Des soldats, des invalides, des marchands de pommes errent au milieu de toute cette poésie tombée.

Une foule joyeuse passait rapidement devant les Invalides, allant voir le puits artésien. Dans un coin silencieux de l’Esplanade stationnaient deux omnibus couleur chocolat (Béarnaises), portant cette affiche en grosses lettres :


puits de l’abattoir de grenelle.


Il y a trois mois, ils portaient celle-ci :


funérailles de napoléon aux invalides.


Dans la cour de l’Hôtel, le soleil égayait et réchauffait une cohue de marmots et de vieillards, la plus charmante du monde. C’était jour de visite publique. Les curieux affluaient. Les jardiniers taillaient les charmilles. Les lilas bourgeonnaient dans les petits jardins des invalides. Un jeune garçon de quatorze ans chantait à tue-tête, grimpé sur l’affût du dernier canon à droite, celui-là même qui a tué un gendarme en tirant la première salve funèbre, le 15 décembre.

Je note en passant que depuis trois ans on a juché ces admirables pièces du xvie et du xviie siècle sur de hideux petits affûts en fonte qui sont de l’effet le plus misérable et le plus mesquin. Les anciens affûts de bois, énormes, trapus, massifs, supportaient dignement ces bronzes magnifiques et monstrueux.

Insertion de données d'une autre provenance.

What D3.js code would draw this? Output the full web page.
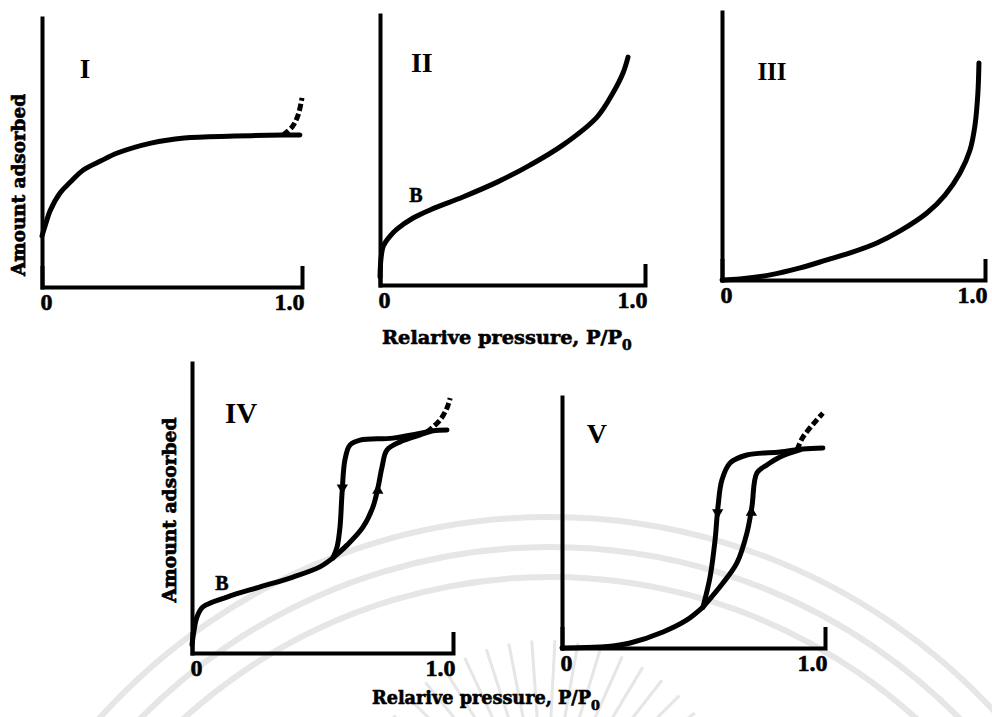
<!DOCTYPE html>
<html>
<head>
<meta charset="utf-8">
<script src="https://cdn.jsdelivr.net/npm/d3@7"></script>
<style>
  body { margin: 0; background: #fff; }
  svg { display: block; }
</style>
</head>
<body>
<div id="chart"></div>
<script>
// every point is [relative pressure P/P0, amount adsorbed], both 0..1 of the panel axes
const xTickLabels = ["0", "1.0"];
const panelNames = ["I", "II", "III", "IV", "V"];

const typeI = [[0, 0.19], [0.016, 0.24], [0.031, 0.283], [0.07, 0.35], [0.109, 0.39], [0.159, 0.435],
  [0.225, 0.468], [0.29, 0.498], [0.419, 0.535], [0.547, 0.554], [0.74, 0.561], [0.927, 0.565], [0.992, 0.565]];
const typeIDash = [[0.927, 0.565], [0.962, 0.595], [0.985, 0.639], [1.0, 0.703]];

const typeII = [[0, 0.03], [0.004, 0.1], [0.013, 0.145], [0.038, 0.181], [0.064, 0.207], [0.125, 0.248],
  [0.189, 0.278], [0.313, 0.326], [0.442, 0.381], [0.566, 0.444], [0.691, 0.519], [0.819, 0.622],
  [0.879, 0.711], [0.917, 0.785], [0.936, 0.844]];

const typeIII = [[0, 0], [0.068, 0.004], [0.183, 0.019], [0.297, 0.045], [0.399, 0.075], [0.487, 0.101],
  [0.589, 0.138], [0.677, 0.183], [0.779, 0.25], [0.848, 0.317], [0.905, 0.399], [0.943, 0.485],
  [0.962, 0.578], [0.973, 0.698], [0.977, 0.81]];

const typeIVLow = [[0, 0.028], [0.008, 0.079], [0.019, 0.124], [0.042, 0.159], [0.134, 0.193],
  [0.261, 0.228], [0.387, 0.262], [0.49, 0.297], [0.54, 0.328]];
const typeIVAds = [[0.54, 0.328], [0.594, 0.372], [0.655, 0.434], [0.693, 0.503], [0.713, 0.572],
  [0.728, 0.641], [0.747, 0.7], [0.797, 0.728], [0.874, 0.752], [0.923, 0.766], [0.977, 0.769]];
const typeIVDes = [[0.54, 0.328], [0.556, 0.366], [0.567, 0.434], [0.575, 0.552], [0.586, 0.666],
  [0.605, 0.717], [0.644, 0.734], [0.77, 0.741], [0.9, 0.762]];
const typeIVDash = [[0.9, 0.762], [0.95, 0.803], [0.977, 0.845], [0.989, 0.879]];

const typeVLow = [[0, 0], [0.144, 0.004], [0.194, 0.008], [0.259, 0.02], [0.384, 0.064], [0.475, 0.112],
  [0.536, 0.163]];
const typeVDes = [[0.536, 0.163], [0.563, 0.283], [0.582, 0.43], [0.593, 0.562], [0.608, 0.669],
  [0.639, 0.737], [0.703, 0.769], [0.829, 0.781], [0.916, 0.793], [0.992, 0.797]];
const typeVAds = [[0.536, 0.163], [0.612, 0.259], [0.665, 0.339], [0.703, 0.458], [0.722, 0.562],
  [0.741, 0.697], [0.779, 0.729], [0.829, 0.761], [0.905, 0.789]];
const typeVDash = [[0.894, 0.789], [0.916, 0.84], [0.992, 0.936]];

// hysteresis direction marks: [x, y, +1 up / -1 down]
const arrowsIV = [[0.576, 0.57, -1], [0.712, 0.56, 1]];
const arrowsV = [[0.592, 0.54, -1], [0.72, 0.54, 1]];

const W = 992, H = 717;
const svg = d3.select("#chart").append("svg").attr("width", W).attr("height", H);
const serif = "'DejaVu Serif', serif";
const times = "'Liberation Serif', serif";

// faint watermark seal in the lower half of the scan
const mark = svg.append("g").attr("fill", "none").attr("stroke", "#e6e6e6");
[545, 575, 605].forEach(r => {
  mark.append("path")
    .attr("transform", "translate(550,1122)")
    .attr("stroke-width", 6)
    .attr("d", d3.arc()({ innerRadius: r, outerRadius: r, startAngle: -1.2, endAngle: 1.2 }));
});
d3.range(-60, 61, 7).forEach(a => {
  const t = (a - 90) * Math.PI / 180;
  mark.append("line")
    .attr("stroke-width", 3)
    .attr("x1", 545 + 95 * Math.cos(t)).attr("y1", 830 + 95 * Math.sin(t))
    .attr("x2", 545 + 190 * Math.cos(t)).attr("y2", 830 + 190 * Math.sin(t));
});

const panels = [
  { name: panelNames[0], box: [42, 302, 287, 18], lab: [0.165, 0.777, 27],
    solid: [typeI], dashed: [typeIDash], arrows: [] },
  { name: panelNames[1], box: [380, 645, 285, 15], lab: [0.158, 0.789, 28], b: [0.136, 0.307],
    solid: [typeII], dashed: [], arrows: [] },
  { name: panelNames[2], box: [722, 985, 280, 12], lab: [0.19, 0.746, 25],
    solid: [typeIII], dashed: [], arrows: [] },
  { name: panelNames[3], box: [192, 453, 653, 363], lab: [0.188, 0.793, 29], b: [0.115, 0.217],
    solid: [typeIVLow, typeIVAds, typeIVDes], dashed: [typeIVDash], arrows: arrowsIV },
  { name: panelNames[4], box: [562, 825, 648, 397], lab: [0.133, 0.817, 28],
    solid: [typeVLow, typeVDes, typeVAds], dashed: [typeVDash], arrows: arrowsV }
];

panels.forEach(p => {
  const [l, r, b, t] = p.box;
  const x = d3.scaleLinear().domain([0, 1]).range([l, r]);
  const y = d3.scaleLinear().domain([0, 1]).range([b, t]);
  const g = svg.append("g");

  const xAxis = g.append("g").attr("transform", `translate(0,${b})`)
    .call(d3.axisBottom(x).tickValues([0, 1]).tickSize(0).tickSizeOuter(-19)
      .tickFormat((d, i) => xTickLabels[i]));
  const yAxis = g.append("g").attr("transform", `translate(${l},0)`)
    .call(d3.axisLeft(y).tickValues([]).tickSizeOuter(0));
  [xAxis, yAxis].forEach(a => a.select(".domain")
    .attr("stroke", "#000").attr("stroke-width", 4).attr("stroke-linecap", "square"));
  xAxis.selectAll(".tick text")
    .attr("fill", "#000").attr("font-family", times).attr("font-weight", "bold")
    .attr("font-size", 24).attr("stroke", "#000").attr("stroke-width", 0.6)
    .attr("y", 6).attr("dy", "0.71em")
    .attr("dx", (d, i) => i === 0 ? 4 : -13);

  const line = d3.line().x(d => x(d[0])).y(d => y(d[1])).curve(d3.curveCatmullRom.alpha(0.5));
  p.solid.forEach(s => g.append("path").attr("d", line(s))
    .attr("fill", "none").attr("stroke", "#000").attr("stroke-width", 5)
    .attr("stroke-linecap", "round").attr("stroke-linejoin", "round"));
  p.dashed.forEach(s => g.append("path").attr("d", line(s))
    .attr("fill", "none").attr("stroke", "#000").attr("stroke-width", 5)
    .attr("stroke-dasharray", "7,3"));

  g.selectAll(".arrow").data(p.arrows).join("path").attr("class", "arrow")
    .attr("d", d3.symbol(d3.symbolTriangle, 55))
    .attr("transform", d => `translate(${x(d[0])},${y(d[1])}) rotate(${d[2] > 0 ? 0 : 180})`)
    .attr("fill", "#000");

  g.append("text").attr("x", x(p.lab[0])).attr("y", y(p.lab[1]))
    .attr("text-anchor", "middle").attr("font-family", times).attr("font-weight", "bold")
    .attr("font-size", p.lab[2]).text(p.name);
  if (p.b) {
    g.append("text").attr("x", x(p.b[0])).attr("y", y(p.b[1]))
      .attr("text-anchor", "middle").attr("font-family", times).attr("font-weight", "bold")
      .attr("font-size", 20).attr("stroke", "#000").attr("stroke-width", 0.5).text("B");
  }
});

// axis titles
function yTitle(cx, cy, len) {
  svg.append("text").attr("transform", `translate(${cx},${cy}) rotate(-90)`)
    .attr("text-anchor", "middle").attr("dy", "0.35em")
    .attr("font-family", serif).attr("font-weight", "bold").attr("font-size", 18)
    .attr("stroke", "#000").attr("stroke-width", 0.7)
    .attr("textLength", len).attr("lengthAdjust", "spacingAndGlyphs")
    .text("Amount adsorbed");
}
// font size is fitted so the whole title (with its subscript) spans len pixels
function xTitle(x0, base, len) {
  const t = svg.append("text").attr("x", x0).attr("y", base)
    .attr("font-family", serif).attr("font-weight", "bold").attr("font-size", 18)
    .attr("stroke", "#000").attr("stroke-width", 0.6);
  t.append("tspan").text("Relarive pressure, P/P");
  t.append("tspan").attr("font-size", 13).attr("dy", 6).text("0");
  const f = 18 * len / t.node().getComputedTextLength();
  t.attr("font-size", f);
  t.select("tspan:last-child").attr("font-size", f * 0.72).attr("dy", f * 0.33);
}
xTitle(382, 344, 250);
xTitle(372, 704, 228);
yTitle(19, 185, 182);
yTitle(170, 510, 185);
</script>
</body>
</html>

Une nuée d’enfants, paresseusement surveillés par leurs bonnes, penchées chacune vers leur soldat, s’ébattait parmi les vingt-quatre grosses coulevrines apportées de Constantine et d’Alger.

On a du moins épargné à ces engins gigantesques l’affront des affûts d’uniforme. Elles gisent couchées à terre des deux côtés de la porte d’entrée. Le temps en a peint le bronze d’un vert clair et charmant, et elles sont couvertes d’arabesques par larges plaques. Quelques-unes, les moins belles, il faut en convenir, sont de fabrique française. On lit sur la culasse : François Durand, fondeur du roi de France à Alger.

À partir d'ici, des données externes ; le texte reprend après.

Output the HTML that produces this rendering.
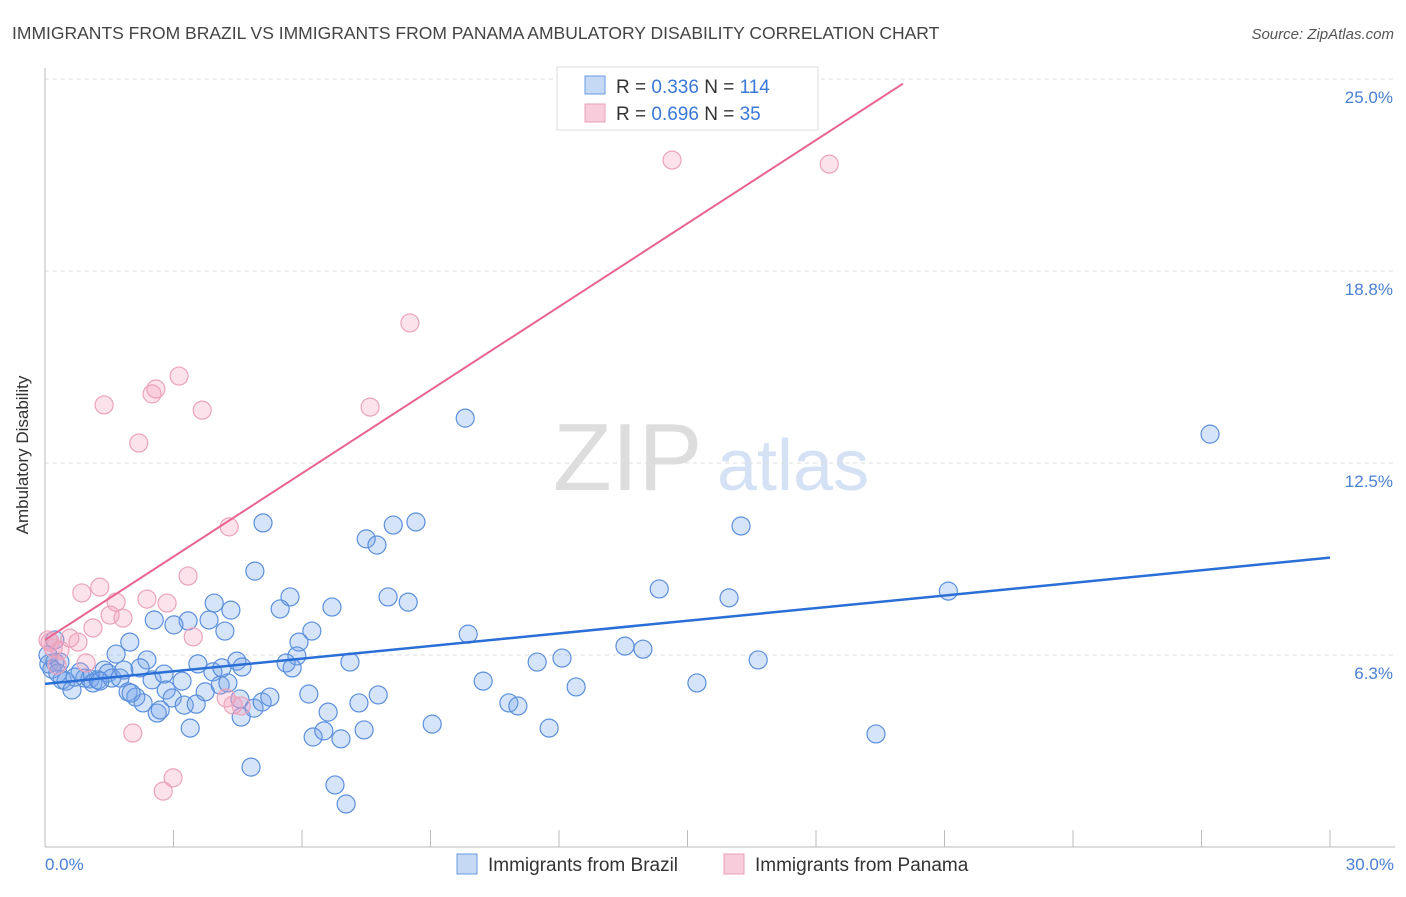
<!DOCTYPE html>
<html><head><meta charset="utf-8"><style>
body{margin:0;background:#fff;font-family:"Liberation Sans",sans-serif;}
svg text{font-family:"Liberation Sans",sans-serif;}
</style></head><body>
<svg id="chart" width="1406" height="892">
<text x="12" y="39" font-size="17.5" fill="#444">IMMIGRANTS FROM BRAZIL VS IMMIGRANTS FROM PANAMA AMBULATORY DISABILITY CORRELATION CHART</text>
<text x="1394" y="39" font-size="15" fill="#555" font-style="italic" text-anchor="end">Source: ZipAtlas.com</text>
<g><text x="553" y="490" font-size="96" fill="#ddd" font-family="Liberation Serif">ZIP</text><text x="717" y="490" font-size="72" fill="#d5e2f5">atlas</text></g>
<g id="grid"></g><g id="axes"></g><g id="pts"></g><g id="trend"></g>
<text x="28" y="455" font-size="17" fill="#333" text-anchor="middle" transform="rotate(-90 28 455)">Ambulatory Disability</text>
<text x="45" y="870" font-size="17" fill="#4a7fd4">0.0%</text>
<text x="1394" y="870" font-size="17" fill="#4a7fd4" text-anchor="end">30.0%</text>
<g>
<rect x="557" y="67" width="261" height="63" fill="#fff" stroke="#ddd"/>
<rect x="585" y="76" width="20" height="18" fill="#c5d9f5" stroke="#6b9be0"/>
<rect x="585" y="104" width="20" height="18" fill="#f9ccdb" stroke="#eaa0b8"/>
<text x="616" y="93" font-size="19" fill="#333">R = <tspan fill="#3a78d8">0.336</tspan>   N = <tspan fill="#3a78d8">114</tspan></text>
<text x="616" y="120" font-size="19" fill="#333">R = <tspan fill="#3a78d8">0.696</tspan>   N = <tspan fill="#3a78d8"> 35</tspan></text>
</g>
<g>
<rect x="457" y="854" width="20" height="20" fill="#c5d9f5" stroke="#6b9be0"/>
<text x="488" y="871" font-size="19" fill="#333">Immigrants from Brazil</text>
<rect x="724" y="854" width="20" height="20" fill="#f9ccdb" stroke="#eaa0b8"/>
<text x="755" y="871" font-size="19" fill="#333">Immigrants from Panama</text>
</g>
</svg>
<script>
const yTicks=[25.0,18.8,12.5,6.3];
const yTickVals=[25,18.75,12.5,6.25];
const brazilX=[9.81,27.20,5.09,16.25,8.66,8.13,7.50,7.75,4.90,14.34,21.09,15.97,8.01,8.48,5.72,3.95,4.34,5.49,6.70,2.55,3.34,3.01,3.83,4.20,6.23,9.88,1.98,5.93,5.88,13.54,13.96,16.65,11.49,12.07,7.12,1.66,2.38,3.57,4.48,5.63,5.77,0.09,0.23,0.35,0.16,0.40,0.49,0.63,0.82,0.93,1.05,1.12,1.24,1.38,1.47,1.56,1.75,1.84,2.22,2.50,2.78,2.83,2.97,3.20,3.25,3.53,3.74,3.92,4.09,4.27,4.13,4.60,1.94,2.12,2.29,2.62,2.69,3.39,4.58,4.55,4.88,5.07,5.25,6.16,6.61,7.33,7.78,10.23,12.40,15.22,10.83,11.04,9.04,11.77,19.40,6.26,6.51,6.91,7.45,4.81,6.77,7.03,0.30,0.70,1.28,2.01,0.07,0.23];
const brazilY=[13.96,13.44,10.55,10.45,10.58,10.48,10.03,9.83,8.98,8.40,8.33,8.11,8.14,7.97,8.14,7.94,7.71,7.75,7.81,7.39,7.36,7.23,7.39,7.03,7.03,6.93,6.67,6.67,6.22,6.54,6.44,6.09,6.02,6.15,6.02,6.28,6.09,5.96,6.05,5.99,5.83,5.96,6.02,6.02,5.79,5.44,5.40,5.11,5.70,5.50,5.47,5.34,5.44,5.76,5.66,5.50,5.50,5.76,5.83,5.44,5.63,5.11,4.85,5.40,4.62,4.65,5.05,5.70,5.27,5.34,5.83,5.86,5.05,4.88,4.69,4.36,4.46,3.87,4.23,4.82,4.52,4.72,4.88,4.98,4.39,4.69,4.95,5.40,5.21,5.34,4.69,4.59,4.00,3.87,3.68,3.58,3.78,3.52,3.81,2.60,2.02,1.40,5.66,5.53,5.40,5.01,6.25,6.74];
const panamaX=[14.64,18.31,8.52,3.13,2.59,2.50,1.38,3.67,7.59,2.19,4.30,3.34,0.86,1.28,2.38,1.66,2.85,1.52,1.82,1.12,0.58,0.12,0.19,0.35,0.77,3.46,0.96,0.28,4.23,4.39,4.58,2.05,2.99,2.76,0.07];
const panamaY=[22.36,22.23,17.06,15.33,14.91,14.75,14.39,14.22,14.32,13.15,10.42,8.82,8.27,8.46,8.07,7.97,7.94,7.55,7.45,7.13,6.80,6.67,6.48,6.41,6.67,6.84,5.99,5.92,4.85,4.62,4.59,3.71,2.25,1.82,6.74];
const brazilTrend=[5.31,0.137];   // intercept, slope
const panamaTrend=[6.74,0.904];
const panamaTrendEnd=[20.03];
const X0=45,X1=1330,Y0=847;
const sx=v=>X0+v*(X1-X0)/30;
const sy=v=>Y0-v*30.72;
const NS='http://www.w3.org/2000/svg';
function mk(t,a,p){const e=document.createElementNS(NS,t);for(const k in a)e.setAttribute(k,a[k]);p.appendChild(e);return e;}
const grid=document.getElementById('grid'),axes=document.getElementById('axes'),pts=document.getElementById('pts'),tr=document.getElementById('trend');
yTickVals.forEach((v,i)=>{
 const l=mk('line',{x1:45,x2:1395,y1:sy(v),y2:sy(v),stroke:'#ddd','stroke-dasharray':'4,4'},grid);
 
 
 const t=mk('text',{x:1393,y:sy(v)+24,'font-size':17,fill:'#4a7fd4','text-anchor':'end'},grid);
 t.textContent=yTicks[i].toFixed(1)+'%';
 
 
});
const la=mk('line',{x1:45,x2:45,y1:68,y2:847,stroke:'#bbb'},axes);


const ba=mk('line',{x1:45,x2:1395,y1:847,y2:847,stroke:'#bbb'},axes);


for(let v=0;v<=30;v+=3){const tk=mk('line',{x1:sx(v),x2:sx(v),y1:830,y2:847,stroke:'#bbb'},axes);
 
 }
brazilX.forEach((x,i)=>{const c=mk('circle',{cx:sx(x),cy:sy(brazilY[i]),r:9,fill:'rgba(120,165,235,0.3)',stroke:'#5b8fdc','stroke-width':1.2},pts);
 
 });
panamaX.forEach((x,i)=>{const c=mk('circle',{cx:sx(x),cy:sy(panamaY[i]),r:9,fill:'rgba(245,160,190,0.3)',stroke:'#eba3bb','stroke-width':1.2},pts);
 
 });
const bl=mk('line',{x1:sx(0),y1:sy(brazilTrend[0]),x2:sx(30),y2:sy(brazilTrend[0]+30*brazilTrend[1]),stroke:'#2a6fd6','stroke-width':2.5},tr);


const pe=panamaTrendEnd[0];
const pl=mk('line',{x1:sx(0),y1:sy(panamaTrend[0]),x2:sx(pe),y2:sy(panamaTrend[0]+pe*panamaTrend[1]),stroke:'#e8648e','stroke-width':2},tr);


</script>
</body></html>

Pendant que je copiais l’inscription, une toute petite fille, jolie et fraîche, vouée au blanc, s’amusait à remplir de sable avec ses petits doigts roses la lumière de l’un de ces gros canons turcs. Un invalide, le sabre nu, debout sur ses deux jambes de bois, et chargé sans doute de garder cette artillerie, la regardait faire en souriant.